Five days before Christmas, I closed the manuscript I’d been working on after a furious final day where I cranked out 3,000 words while the kids were at their last day of vacation care for the year.
For the next seven weeks, I did no writing. I thought deeply about the manuscript, but I didn’t touch the computer. I walked and brainstormed. Surfed and chilled. Considered options for the plot, but also gave my subconscious time to refresh.
When I came back to the computer in the first week of February, I was excited. I thought I knew exactly what I needed to write – a new first chapter that would inject a little more tension into the plot, and two new key characters. I didn’t bother to re-read what I’d already written. I just wanted to get started.
But after two days of struggling to write this new opening scene, I had to concede it just wasn’t working. I had to ditch the 2,000 words I’d written and do what I desperately did not want to. I had to stop writing and re-group.
Maybe you’ve been in this position too. Perhaps you have a half-finished manuscript that’s been sitting in your bottom drawer for the past two years and you really want to finish but aren’t quite sure where to start. Or, maybe like me, you’ve had a shorter break but are still finding it difficult to know where to begin. Whatever your situation, I’m here to assure you that it is possible to pick up and start again.

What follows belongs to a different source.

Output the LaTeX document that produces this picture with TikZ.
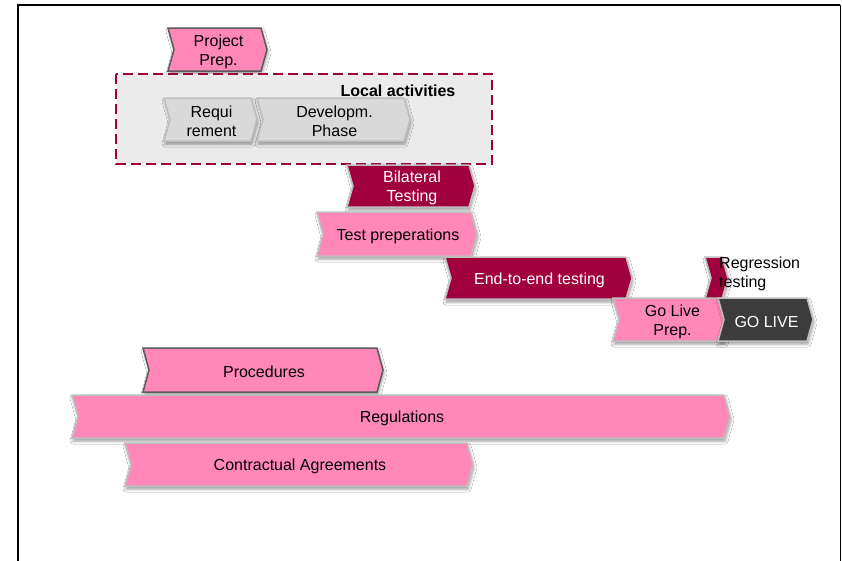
\documentclass[tikz,border=0pt]{standalone}
\usepackage{fontspec}
\setmainfont{Liberation Sans}
\usetikzlibrary{shadows.blur}
\definecolor{pinkc}{RGB}{255,136,184}
\definecolor{redc}{RGB}{160,0,60}
\definecolor{grayc}{RGB}{217,217,217}
\definecolor{darkc}{RGB}{60,60,60}
\definecolor{boxc}{RGB}{235,235,235}
\definecolor{lborder}{RGB}{190,190,190}
\definecolor{dborder}{RGB}{90,90,90}
\tikzset{
  shd/.style={blur shadow={shadow xshift=1pt,shadow yshift=-3pt,shadow blur radius=3pt,shadow opacity=40}},
  pinkbox/.style={fill=pinkc,draw=lborder,line width=1.5pt,line join=miter,shd},
  pinkboxd/.style={fill=pinkc,draw=dborder,line width=1.5pt,line join=miter,shd},
  redbox/.style={fill=redc,draw=lborder,line width=1.5pt,line join=miter,shd},
  graybox/.style={fill=grayc,draw=lborder,line width=1.5pt,line join=miter,shd},
  darkbox/.style={fill=darkc,draw=lborder,line width=1.5pt,line join=miter,shd},
  txt/.style={font=\fontsize{16}{19}\selectfont,align=center,inner sep=0pt,text=black},
  wtxt/.style={txt,text=white},
  localbox/.style={fill=boxc,draw=redc,line width=1.8pt,dash pattern=on 10pt off 5pt},
}
% style, name, x1, y1, x2(tip), y2, text style, text
\newcommand{\chev}[8]{%
  \draw[#1] (#3,#4) -- ({#5-6},#4) -- (#5,{(#4+#6)/2}) -- ({#5-6},#6) -- (#3,#6) -- ({#3+6},{(#4+#6)/2}) -- cycle;
  \node[#7] (#2) at ({(#3+#5)/2+1},{(#4+#6)/2+2}) {#8};}
\begin{document}
\begin{tikzpicture}[x=1pt,y=-1pt]
\useasboundingbox (0,0) rectangle (842,560);
\fill[white] (0,0) rectangle (842,560);
% frame
\draw[line width=2.5pt,black] (18,562) -- (18,5) -- (840,5);
\draw[line width=1pt,black] (840,5) -- (840,562);
% project prep
\chev{pinkboxd}{pp}{168}{28}{267}{71}{txt}{Project\\Prep.}
% local activities box
\draw[localbox] (116,74) rectangle (492,164);
\node[txt,font=\fontsize{16}{19}\selectfont\bfseries] (la) at (398,91) {Local activities};
\chev{graybox}{req}{164}{98}{257}{141}{txt}{Requi\\rement}
\chev{graybox}{dev}{257}{98}{410}{141}{txt}{Developm.\\Phase}
% testing
\chev{redbox}{bil}{347}{165}{475}{207}{wtxt}{Bilateral\\Testing}
\chev{pinkbox}{tp}{317}{212}{477}{256}{txt}{Test preperations}
\chev{redbox}{e2e}{445}{257}{632}{299}{wtxt}{End-to-end testing}
\chev{redbox}{reg}{705}{257}{728}{299}{txt}{}
\node[txt,align=left,anchor=west] (regt) at (719,274) {Regression\\testing};
\chev{pinkbox}{glp}{613}{298}{730}{341}{txt}{Go Live\\Prep.}
\chev{darkbox}{gl}{718}{298}{813}{341}{wtxt}{GO LIVE}
% bottom bars
\chev{pinkboxd}{proc}{143}{348}{383}{392}{txt}{Procedures}
\chev{pinkbox}{regl}{72}{395}{730}{438}{txt}{Regulations}
\chev{pinkbox}{ca}{125}{443}{473}{486}{txt}{Contractual Agreements}
\end{tikzpicture}
\end{document}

Over the past five days, I’ve added 10,000 words to the draft – one of my most productive weeks of writing ever. Here’s what I did to get back on track:
I re-read the work, without judgement.
What I mean is that I read what I’d written and made a couple of minor changes here and there (typos and character details) but I didn’t substantially change any part of the 30,000 words I’d already written, mainly because I want to get this first draft done. Quickly. I have a vague idea of how this story’s going to end, but I’m not precisely sure how I’m going to get there. It’s like that EL Doctorow quote on writing: It’s like driving a car at night. You never see further than your headlights, but you can make the whole trip that way. Right now, I can only see about 100m in front of me. I can get to the end that way, but there’s a good chance it’ll be a long and winding route. At the end, I’ll definitely have to re-trace my steps and work out how I could have got there smarter. This is why, right now, there’s no point in editing the first third of the manuscript. Things will change, but until I can see the entire picture, I can’t say exactly how they’ll need to change.
Remember: if you continue to tinker with the beginning of your novel, you’ll never get to the end.
I brainstormed ideas for what might happen next to the characters.
My best ideas tend to come when I’m either walking or in the shower. Basically, anytime I’m alone and far, far away from a computer, inspiration strikes. I try to think about three possibilities 1)What should the characters do? 2) What could they do? 3) What would be the third, ‘unexpected’ option. All three are valid paths for characters to follow, it simply depends on the type of story you are trying to tell. But don’t discount any idea. Let it sit, and follow through the consequences of having your characters behave in particular ways – ‘If X happens, then Y might follow and the outcome could be Z.’ It’s useful to have some idea where the idea might take you, just to ensure it doesn’t take you to a dead end.
I picked up a book I love and started reading it again.
For me, that book was Liane Moriarty’s ‘The Husband’s Secret’. There’s nothing I don’t love about this – the plot, characterisation, the humour, the element of suspense. This is the kind of book I want to write. When reading it, part of me screams in my head. This is so good, I can never do this! The other part of me says: Wow, how does she achieve that effect? What tools is she using? How has she structured this paragraph? This scene? This chapter. This type of critical reading is what publishing insiders are talking about when they advise aspiring authors to read widely in their genre. It’s not just about reading for pleasure. It’s not about copying ideas. It’s about reading to understand how and why the story works and using those tools to craft your own novel. Another alternative is to read a book on the craft of writing. A good one will prove inspiring.
I ignored the doubt.
Every writer suffers self-doubt, and I’m planning to write about this more in coming weeks. A few years ago, attended the Sydney Writer’s Festival where Malcolm Knox, the author of more than 30 books, discussed his crippling self doubt. Thirty books! And still he doubted himself. From that day onward, I vowed to accept ‘impostor syndrome’ as being part and parcel of the writing process. I figure, the worst thing I can do is to let self-doubt stop me from writing.
My advice: Don’t stop. Let self-doubt sit on your shoulder but let it not take over your hands or your heart. Keep typing. Take it word by word, but just keep going.